The local flair of Urfa extends to its food as well. The famed red peppers, isot, come in different strengths and are sold in specialty shops. Urfa kebab consists of skewered, isot-flavored meatballs with tomatoes, sliced onions, and hot peppers. Yogurt is a main staple of various dishes, and şıllık is a favored pastry made with walnuts.
Harran, a small town in the south, within Urfa province, was a highlight of our pre-trip. Our visit began with a tour of the 13th-century fortress, which is surrounded by walls with five gates. Other features of the old town include a group of beehive-shaped houses and the ruins of a temple-university complex. A prosperous Assyrian city on the crossroads of Mesopotamian commerce in ancient times, Harran was home to the world’s first university. It is considered an important site for Judaism, Christianity, and Islam, as Abraham is thought to have been living here when he heard God’s call.

Harran house
The unique architectural style of Harran houses, with their red bricks and dome roofs, has been an answer to the steppe climate of the area since the time of the Hurians. Conical structures built in units of two, three, four, or six connect through interior arches. They remain cool in the summer and retain heat in the winter. Built by their owners on square lots, they were occupied until 1985, and are now used for storing food or hay. Residents have moved to contemporary housing near the dam in New Harran, within viewing distance of the old town.
The Harran Cultural Center, which occupies nineteen of the conical units, has restored and furnished them in keeping with tradition. The Center is owned and run by an Arab family, who hosted us for dinner. After a tour, we settled down on a canopied outdoor platform on stilts. Seated on floor cushions against a backdrop of ancient ruins, we enjoyed a delicious meal — stir-fried free-range chicken, vegetable stew, cracked wheat pilaf, salad with pomegranate vinegar, and homemade bread, accompanied by sour cherry juice. Our hostess, who we never met, had prepared the food in her kitchen in the new town and sent it over to feed our group of ten, including guide and driver.
Our host, who had fourteen children and sixteen grandchildren, was very proud of the size of his family. We met most of his children who were not away on military duty. Boys helped run the cultural compound, including guiding tours; girls helped their mother with household chores and took care of younger siblings. The family, who had migrated from Iraq several generations ago, spoke Arabic among themselves. The Cultural Center was founded on their inherited property.

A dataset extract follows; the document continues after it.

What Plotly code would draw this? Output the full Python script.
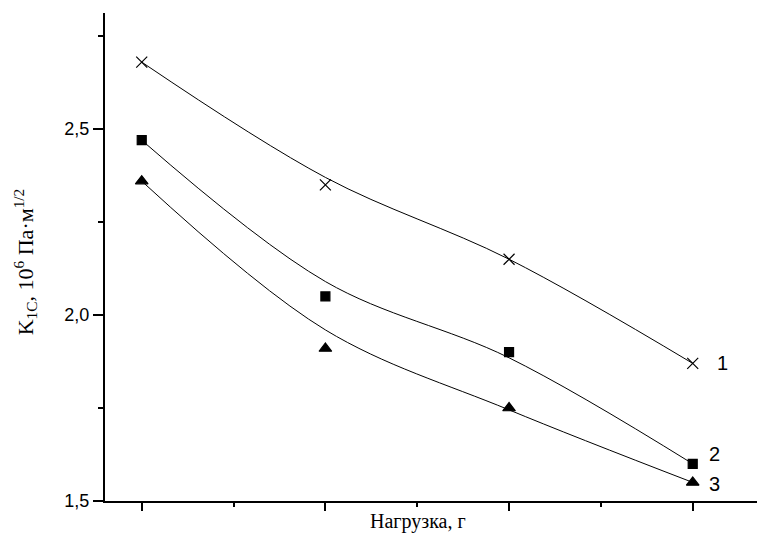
import plotly.graph_objects as go

# Data
load_pos = [1, 2, 3, 4]  # positions of the four loads (no tick labels on x axis)

s1_points = [2.68, 2.35, 2.15, 1.87]
s2_points = [2.47, 2.05, 1.90, 1.60]
s3_points = [2.36, 1.91, 1.75, 1.55]

# smooth fitted curves (values of the fit lines at each load)
s1_curve = [2.68, 2.37, 2.15, 1.87]
s2_curve = [2.47, 2.09, 1.885, 1.60]
s3_curve = [2.36, 1.96, 1.745, 1.55]

series_labels = ["1", "2", "3"]
y_tickvals = [1.5, 2.0, 2.5]
y_ticktext = ["1,5", "2,0", "2,5"]

x_title = "Нагрузка, г"
y_title = "K<sub>1C</sub>, 10<sup>6</sup> Па·м<sup>1/2</sup>"

fig = go.Figure()

curves = [s1_curve, s2_curve, s3_curve]
points = [s1_points, s2_points, s3_points]
symbols = ["x-thin-open", "square", "triangle-up"]
sizes = [11, 9, 11]

for c in curves:
    fig.add_trace(go.Scatter(x=load_pos, y=c, mode="lines",
                             line=dict(color="black", width=1, shape="spline", smoothing=1.0),
                             showlegend=False, hoverinfo="skip"))

for p, sym, sz in zip(points, symbols, sizes):
    fig.add_trace(go.Scatter(x=load_pos, y=p, mode="markers",
                             marker=dict(symbol=sym, size=sz, color="black",
                                         line=dict(color="black", width=1.2)),
                             showlegend=False))

ann_font = dict(family="Liberation Sans, Arial", size=20, color="black")
label_shift = [(30, 0), (22, 10), (22, -2)]
for lab, p, (xs, ys) in zip(series_labels, points, label_shift):
    fig.add_annotation(x=load_pos[-1], y=p[-1], text=lab, showarrow=False,
                       xanchor="center", yanchor="middle", xshift=xs, yshift=ys,
                       font=ann_font)

fig.add_annotation(xref="paper", yref="paper", x=-0.122, y=0.49, text=y_title,
                   textangle=-90, showarrow=False, xanchor="center", yanchor="middle",
                   font=dict(family="Liberation Serif, Times New Roman", size=22, color="black"))
fig.add_annotation(xref="paper", yref="paper", x=0.48, y=-0.043, text=x_title,
                   showarrow=False, xanchor="center", yanchor="middle",
                   font=dict(family="Liberation Serif, Times New Roman", size=20, color="black"))

fig.update_layout(
    width=757, height=534,
    margin=dict(l=105, r=0, t=13, b=33),
    paper_bgcolor="white", plot_bgcolor="white",
    showlegend=False,
    xaxis=dict(range=[0.8, 4.35], showgrid=False, zeroline=False,
               showline=True, linecolor="black", linewidth=2,
               tickmode="array", tickvals=load_pos, showticklabels=False,
               ticks="outside", ticklen=8, tickwidth=1.5, tickcolor="black",
               minor=dict(dtick=0.5, tick0=1, ticks="outside", ticklen=4,
                          tickwidth=1.5, tickcolor="black", showgrid=False)),
    yaxis=dict(range=[1.5, 2.812], showgrid=False, zeroline=False,
               showline=True, linecolor="black", linewidth=2,
               tickmode="array", tickvals=y_tickvals, ticktext=y_ticktext,
               ticks="outside", ticklen=10, tickwidth=1.5, tickcolor="black",
               tickfont=dict(family="Liberation Sans, Arial", size=18, color="black"),
               minor=dict(dtick=0.25, tick0=1.5, ticks="outside", ticklen=5,
                          tickwidth=1.5, tickcolor="black", showgrid=False)),
)

fig.write_html("out.html", config={"displayModeBar": False},
               post_script="document.body.style.margin='0';document.body.style.overflow='hidden';")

My first visit to Harran had been about fifteen years earlier. The old town had not been deserted then. There had been much visible poverty, with barefoot children begging for pencils. So I was happy to see the progress made since my previous visit. All children, including girls, now attended school, compulsory for the first eight years; and most went on to high school in New Harran. Instead of begging, children sold crafts they had made themselves to earn pocket money. I bought several hanging good luck objects for the home, known as üzerlik, from two girls. These are made of seeds which look like small chickpeas. Girls string the seeds, alternating them with ribbons or colorful cloth.
When we approached Urfa Airport the next morning, our plane could not land due to sandstorms from Syria. Turkish Airlines took us to Gaziantep, where we caught our Istanbul flight. We boarded the plane, looking forward to further glorious adventures.